Таким образом, самую идею «нации» и «национализма» вполне можно рассматривать в контексте формирования идентичности, которая, с одной стороны, соответствовала бы масштабу новых сообществ, далеко превосходящих прежние феодальные образования (или ограничивавших группы верующих сообразно зоне контроля светских властей), а с другой -- формулировала бы в понятных и психологически комфортных рамках идею объединения людей, крайне непохожих друг на друга. В теоретической перспективе это удачно выразили Э. Кедури, полагавший национализм доктриной, признающей необходимость организации людей внутри реальности национального государства (Кедури, 2010), и Э. Геллнер, замечавший, что «национализм является выражением объективной потребности в однородности» и «проявляется только в среде, где государство уже воспринимается как нечто само собой разумеющееся» в тот момент, когда «раздробленная система аграрных обществ... заменяется новым типом Вавилона» (Геллнер, 1991); в характерно прикладном отношении на связь национальной идентичности с государственным строительством намекает знаменитый афоризм Д'Адзельо: «Италию мы создали, осталось создать итальянцев» (Gigante, 2011).

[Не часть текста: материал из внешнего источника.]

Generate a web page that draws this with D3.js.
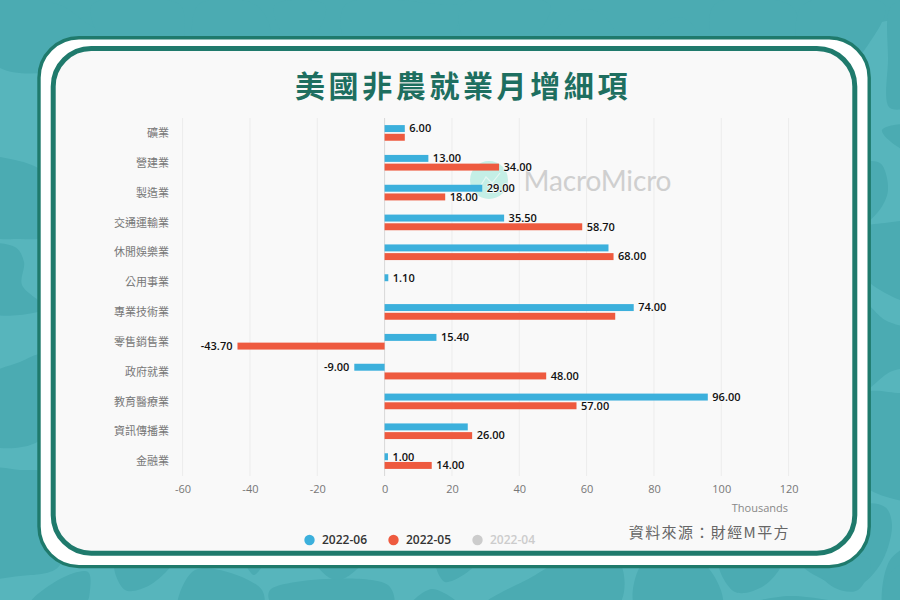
<!DOCTYPE html>
<html>
<head>
<meta charset="utf-8">
<script src="https://cdn.jsdelivr.net/npm/d3@7/dist/d3.min.js"></script>
<style>
html, body { margin: 0; padding: 0; background: #57b5bc; overflow: hidden; }
svg { display: block; }
text { font-family: "Open Sans", "Noto Sans CJK TC", sans-serif; }
</style>
</head>
<body>
<svg id="chart" width="900" height="600"></svg>
<script>
const categories = ['礦業', '營建業', '製造業', '交通運輸業', '休閒娛樂業', '公用事業', '專業技術業', '零售銷售業', '政府就業', '教育醫療業', '資訊傳播業', '金融業']
const june = [6, 13, 29, 35.5, 66.5, 1.1, 74, 15.4, -9, 96, 24.7, 1]
const may = [6, 34, 18, 58.7, 68, null, 68.5, -43.7, 48, 57, 26, 14]
// the original drops these labels, they collide with the neighbouring ones
const juneNoLabel = ['休閒娛樂業', '資訊傳播業']
const mayNoLabel = ['礦業', '專業技術業']
const xTicks = [-60, -40, -20, 0, 20, 40, 60, 80, 100, 120]
const legendNames = ['2022-06', '2022-05', '2022-04']

const BLUE = '#3cb0dc'
const RED = '#ee5a3f'
const GREEN = '#1f7a6c'
const TITLE_GREEN = '#1e6f60'
const DARK_BG = '#4babb2'

const svg = d3.select('#chart')

// background blobs, only the parts outside the card can be seen
const blobs = [
	[[-20, -20], [920, -20], [920, 9], [-20, 9]],
	[[-20, 0], [60, 5], [85, 22], [112, 40], [60, 70], [0, 68], [-20, 40]],
	[[92, 5], [180, 5], [184, 30], [180, 60], [110, 50]],
	[[198, 5], [256, 5], [270, 40], [200, 60]],
	[[275, 5], [325, 5], [315, 34], [285, 36]],
	[[345, 5], [450, 5], [462, 5], [440, 50], [350, 50]],
	[[462, 5], [550, 5], [530, 40], [470, 50]],
	[[553, 40], [568, 16], [585, 9], [604, 16], [616, 40]],
	[[652, 40], [665, 22], [678, 17], [692, 24], [697, 40]],
	[[714, 5], [790, 5], [800, 30], [790, 60], [718, 50]],
	[[803, 5], [885, 5], [868, 45], [850, 62], [800, 50]],
	[[892, 5], [920, 5], [920, 100], [890, 108], [888, 60]],
	[[882, 130], [905, 124], [925, 130], [920, 155], [895, 145]],
	[[860, 165], [880, 163], [888, 190], [878, 212], [860, 225]],
	[[860, 230], [885, 223], [920, 225], [920, 302], [880, 290], [860, 270]],
	[[860, 300], [885, 320], [920, 335], [920, 362], [890, 372], [860, 392]],
	[[860, 395], [900, 393], [920, 395], [920, 498], [890, 498], [860, 480]],
	[[860, 505], [885, 507], [892, 525], [880, 565], [855, 587], [820, 578], [800, 560]],
	[[890, 560], [920, 545], [920, 620], [886, 620]],
	[[-20, 160], [15, 160], [45, 175], [45, 235], [20, 239], [-20, 232]],
	[[-20, 247], [15, 247], [24, 262], [22, 285], [45, 308], [-20, 310]],
	[[-20, 382], [20, 362], [45, 355], [45, 435], [15, 448], [-20, 440]],
	[[-20, 472], [20, 470], [50, 475], [60, 565], [20, 576], [-20, 574]],
	[[30, 604], [62, 578], [88, 572], [90, 590], [85, 604]],
	[[115, 560], [173, 560], [150, 585], [125, 590]],
	[[178, 620], [195, 570], [262, 590], [258, 620]],
	[[245, 560], [264, 560], [254, 575]],
	[[273, 606], [270, 590], [388, 585], [392, 610]],
	[[315, 560], [363, 560], [345, 578], [330, 578]],
	[[436, 560], [474, 565], [445, 582]],
	[[410, 606], [432, 589], [460, 606]],
	[[483, 606], [530, 578], [565, 560], [618, 560], [618, 606]],
	[[636, 610], [645, 560], [700, 560], [722, 606]],
	[[719, 560], [782, 560], [765, 585], [735, 592]],
	[[740, 606], [790, 596], [853, 606]],
	[[810, 560], [870, 560], [858, 590], [835, 588]],
	[[887, 610], [888, 575], [920, 560], [920, 610]]
]
const blobLine = d3.line().curve(d3.curveCatmullRomClosed.alpha(0.5))
svg.selectAll('path.blob').data(blobs).join('path')
	.attr('class', 'blob')
	.attr('d', d => blobLine(d))
	.attr('fill', DARK_BG)

// card, double frame
svg.append('rect')
	.attr('x', 39).attr('y', 37.8).attr('width', 830.2).attr('height', 528.8)
	.attr('rx', 40).attr('ry', 40)
	.attr('fill', '#fff').attr('stroke', GREEN).attr('stroke-width', 3.4)
svg.append('rect')
	.attr('x', 53.2).attr('y', 48.5).attr('width', 801.6).attr('height', 504.7)
	.attr('rx', 38).attr('ry', 38)
	.attr('fill', '#f9f9f9').attr('stroke', GREEN).attr('stroke-width', 5)

svg.append('text')
	.attr('x', 463).attr('y', 97)
	.attr('text-anchor', 'middle')
	.style('font-family', '"Noto Sans CJK TC"')
	.style('font-size', '30px')
	.style('font-weight', 700)
	.style('letter-spacing', '3.6px')
	.attr('fill', TITLE_GREEN)
	.text('美國非農就業月增細項')

const x = d3.scaleLinear().domain([-60, 120]).range([182.6, 788.6])
const y = d3.scaleBand().domain(categories).range([118, 476])
const rowSeries = ['june', 'may']
const inner = d3.scaleBand().domain(rowSeries).range([0, y.bandwidth()])
	.paddingInner(0.2).paddingOuter(0.815)

// grid
svg.append('g').selectAll('line').data(xTicks).join('line')
	.attr('x1', d => x(d)).attr('x2', d => x(d))
	.attr('y1', 118).attr('y2', 476)
	.attr('stroke', d => d == 0 ? '#d8d8d8' : '#ececec')
	.attr('stroke-width', 1)

// watermark
const mark = svg.append('g')
mark.append('circle').attr('cx', 489).attr('cy', 180).attr('r', 19).attr('fill', '#c4efe6')
mark.append('polyline')
	.attr('points', '478,190 486,177 492,183 500,173')
	.attr('fill', 'none').attr('stroke', '#e6f7f3').attr('stroke-width', 1.2)
mark.append('text')
	.attr('x', 523.5).attr('y', 191)
	.style('font-family', 'Lato')
	.style('font-size', '28px')
	.attr('textLength', 148)
	.attr('fill', '#cfcfcf')
	.text('MacroMicro')

// axes
const xAxis = d3.axisBottom(x).tickValues(xTicks).tickSize(0).tickPadding(0).tickFormat(d => String(d))
const xg = svg.append('g').attr('transform', 'translate(0,485)').call(xAxis)
xg.select('.domain').remove()
xg.selectAll('text').style('font-family', '"Open Sans"').style('font-size', '11px').attr('fill', '#777')

const yAxis = d3.axisLeft(y).tickSize(0).tickPadding(0)
const yg = svg.append('g').attr('transform', 'translate(169,0.7)').call(yAxis)
yg.select('.domain').remove()
yg.selectAll('text').style('font-family', '"Noto Sans CJK TC"').style('font-size', '11px').attr('fill', '#777')

// bars and their labels
function drawSeries(name, values, color, noLabel) {
	const rows = categories.map((c, i) => ({ cat: c, value: values[i] })).filter(d => d.value != null)
	const g = svg.append('g')

	g.selectAll('rect').data(rows).join('rect')
		.attr('x', d => Math.min(x(0), x(d.value)))
		.attr('y', d => y(d.cat) + inner(name))
		.attr('width', d => Math.abs(x(d.value) - x(0)))
		.attr('height', inner.bandwidth())
		.attr('fill', color)

	g.selectAll('text').data(rows.filter(d => !noLabel.includes(d.cat))).join('text')
		.attr('x', d => x(d.value) + (d.value < 0 ? -5 : 4.5))
		.attr('y', d => y(d.cat) + inner(name) + inner.bandwidth() / 2)
		.attr('dy', '0.35em')
		.attr('text-anchor', d => d.value < 0 ? 'end' : 'start')
		.style('font-size', '11px')
		.style('font-weight', 600)
		.style('paint-order', 'stroke')
		.attr('stroke', '#f9f9f9')
		.attr('stroke-width', 1.5)
		.attr('fill', '#111')
		.text(d => d.value.toFixed(2))
}
drawSeries('june', june, BLUE, juneNoLabel)
drawSeries('may', may, RED, mayNoLabel)

svg.append('text')
	.attr('x', 788).attr('y', 512)
	.attr('text-anchor', 'end')
	.style('font-size', '11px')
	.attr('fill', '#888')
	.text('Thousands')

svg.append('text')
	.attr('x', 790).attr('y', 537.5)
	.attr('text-anchor', 'end')
	.style('font-family', '"Noto Sans CJK TC"')
	.style('font-size', '15px')
	.style('letter-spacing', '1.4px')
	.attr('fill', '#666')
	.text('資料來源：財經M平方')

// legend, 2022-04 is switched off in the original
const legendX = d3.scalePoint().domain(legendNames).range([309.5, 477.5])
const legendColor = d3.scaleOrdinal().domain(legendNames).range([BLUE, RED, '#ccc'])
const legend = svg.append('g').selectAll('g').data(legendNames).join('g')
	.attr('transform', d => 'translate(' + legendX(d) + ',540)')
legend.append('circle').attr('r', 5.2).attr('fill', d => legendColor(d))
legend.append('text')
	.attr('x', 12.5).attr('dy', '0.35em')
	.style('font-size', '12px')
	.style('font-weight', 600)
	.attr('fill', (d, i) => i == 2 ? '#ccc' : '#333')
	.text(d => d)
</script>
</body>
</html>
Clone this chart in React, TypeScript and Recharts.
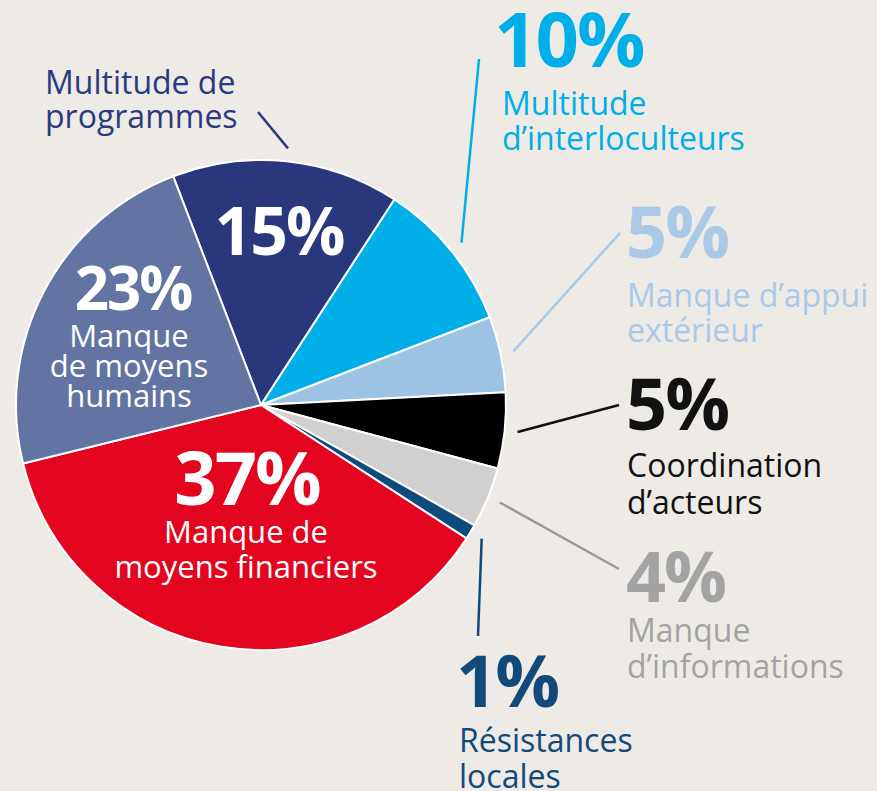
import React from 'react';
import { PieChart, Pie, Cell } from 'recharts';

// slice order runs clockwise from the top
const categories = [
  'Multitude de programmes',
  'Multitude d’interloculteurs',
  'Manque d’appui extérieur',
  'Coordination d’acteurs',
  'Manque d’informations',
  'Résistances locales',
  'Manque de moyens financiers',
  'Manque de moyens humains'
];
const shares = [15, 10, 5, 5, 4, 1, 37, 23];
const labelLines = [
  ['Multitude de', 'programmes'],
  ['Multitude', 'd’interloculteurs'],
  ['Manque d’appui', 'extérieur'],
  ['Coordination', 'd’acteurs'],
  ['Manque', 'd’informations'],
  ['Résistances', 'locales'],
  ['Manque de', 'moyens financiers'],
  ['Manque', 'de moyens', 'humains']
];

const sliceColors = ['#29377c', '#00aee8', '#9cc3e3', '#000000', '#d0d0d0', '#0e4a7b', '#e3051f', '#6174a2'];
const textColors = ['#2b3a7e', '#00aee8', '#a9c9e7', '#111111', '#a3a3a3', '#114a7a', '#ffffff', '#ffffff'];

const FONT = '"Open Sans", "DejaVu Sans", sans-serif';
const RADIAN = Math.PI / 180;

type Callout = {
  pct: { x: number; y: number; size: number; anchor: 'start' | 'middle' } | null;
  text: { x: number; ys: number[]; size: number; anchor: 'start' | 'middle'; fill: string };
  leader?: [number, number];
};

// where each slice's annotation sits
const callouts: Callout[] = [
  {
    pct: { x: 279, y: 255, size: 66, anchor: 'middle' },
    text: { x: 45, ys: [94, 128], size: 32, anchor: 'start', fill: textColors[0] },
    leader: [258, 112]
  },
  {
    pct: { x: 494, y: 67, size: 76, anchor: 'start' },
    text: { x: 502, ys: [115, 150], size: 32, anchor: 'start', fill: textColors[1] },
    leader: [479, 59]
  },
  {
    pct: { x: 626, y: 258, size: 72, anchor: 'start' },
    text: { x: 627, ys: [307, 342], size: 32, anchor: 'start', fill: textColors[2] },
    leader: [620, 233]
  },
  {
    pct: { x: 626, y: 430, size: 72, anchor: 'start' },
    text: { x: 627, ys: [477, 514], size: 32, anchor: 'start', fill: textColors[3] },
    leader: [619, 405]
  },
  {
    pct: { x: 626, y: 602, size: 70, anchor: 'start' },
    text: { x: 627, ys: [642, 678], size: 32, anchor: 'start', fill: textColors[4] },
    leader: [619, 569]
  },
  {
    pct: { x: 456, y: 707, size: 72, anchor: 'start' },
    text: { x: 459, ys: [752, 788], size: 32, anchor: 'start', fill: textColors[5] },
    leader: [478, 636]
  },
  {
    pct: { x: 247, y: 505, size: 74, anchor: 'middle' },
    text: { x: 246, ys: [543, 578], size: 31, anchor: 'middle', fill: '#ffffff' }
  },
  {
    pct: { x: 133, y: 310, size: 60, anchor: 'middle' },
    text: { x: 129, ys: [347, 377, 407], size: 31, anchor: 'middle', fill: '#ffffff' }
  }
];

const rows = categories.map((name, i) => ({ name, share: shares[i] }));

const renderCallout = (props: any) => {
  const { cx, cy, midAngle, outerRadius, index, value } = props;
  const c = callouts[index];
  const pctFill = index === 0 ? '#ffffff' : textColors[index];
  let line = null;
  if (c.leader) {
    const r = outerRadius + 13;
    const sx = cx + r * Math.cos(-midAngle * RADIAN);
    const sy = cy + r * Math.sin(-midAngle * RADIAN);
    line = (
      <line
        x1={sx}
        y1={sy}
        x2={c.leader[0]}
        y2={c.leader[1]}
        stroke={index === 4 ? '#9a9a9a' : textColors[index]}
        strokeWidth={2.5}
      />
    );
  }
  return (
    <g key={`callout-${index}`}>
      {line}
      {c.pct && (
        <text
          x={c.pct.x}
          y={c.pct.y}
          textAnchor={c.pct.anchor}
          fontFamily={FONT}
          fontWeight={700}
          fontSize={c.pct.size}
          fill={pctFill}
          letterSpacing={-2}
        >
          {value}%
        </text>
      )}
      {labelLines[index].map((t, j) => (
        <text
          key={t}
          x={c.text.x}
          y={c.text.ys[j]}
          textAnchor={c.text.anchor}
          fontFamily={FONT}
          fontWeight={500}
          fontSize={c.text.size}
          fill={c.text.fill}
        >
          {t}
        </text>
      ))}
    </g>
  );
};

export default function App() {
  return (
    <div style={{ position: 'absolute', left: 0, top: 0, width: 877, height: 791, background: '#eeebe6' }}>
      <PieChart width={877} height={791} margin={{ top: 0, right: 0, bottom: 0, left: 0 }}>
        <Pie
          data={rows}
          dataKey="share"
          nameKey="name"
          cx={261}
          cy={405}
          outerRadius={245}
          startAngle={111}
          endAngle={-249}
          stroke="#ffffff"
          strokeWidth={2}
          label={renderCallout}
          labelLine={false}
          isAnimationActive={false}
        >
          {rows.map((row, i) => (
            <Cell key={row.name} fill={sliceColors[i]} />
          ))}
        </Pie>
      </PieChart>
    </div>
  );
}
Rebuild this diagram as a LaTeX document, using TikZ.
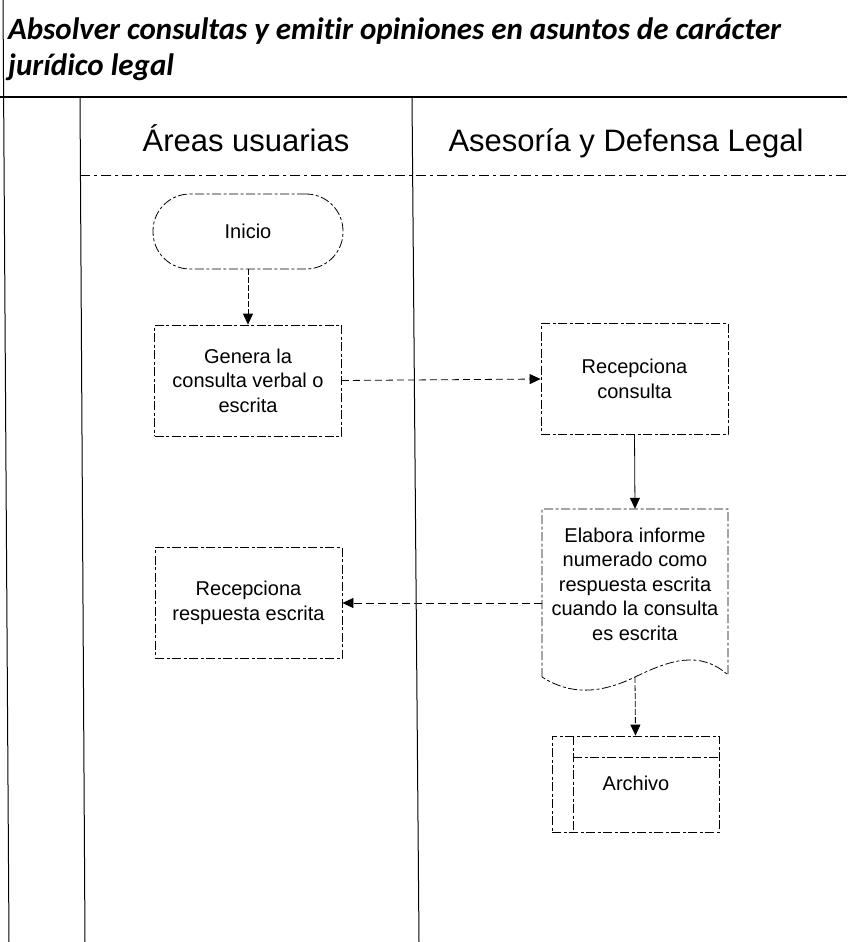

Сказанное позволяет частично нивелировать ту дивергенцию, которая присутствует в исследованиях национализма и национальной идентичности со времен Ф. Мейнеке, указавшего на различие Kulturnation («нации, основанной на культурном наследии») и Staatsnation («базируется преимущественно на объединяющей силе общей политической истории и конституции») (Meinecke, 1962). Ведь ни «культурное наследие», ни «общая политическая история» не имеют автономной субъектности -- и то и другое с очевидностью нуждается в носителях и интерпретаторах, res incorporales, которые формировали бы содержание упомянутых категорий и придавали бы им естественный, «псевдонародный» характер (May, McGill, 2014). Безусловно, объективное существование безгосударственных наций позволяет предположить, что в ряде случаев национальная культура и соответствующие ей модели идентификации могут быть созданы до, а не после формирования государственных институтов -- однако даже в этом случае мотив политического конструирования нации никуда не исчезает, как и стремление founding fathers к ее государственному оформлению (с последующим неминуемым перевоплощением).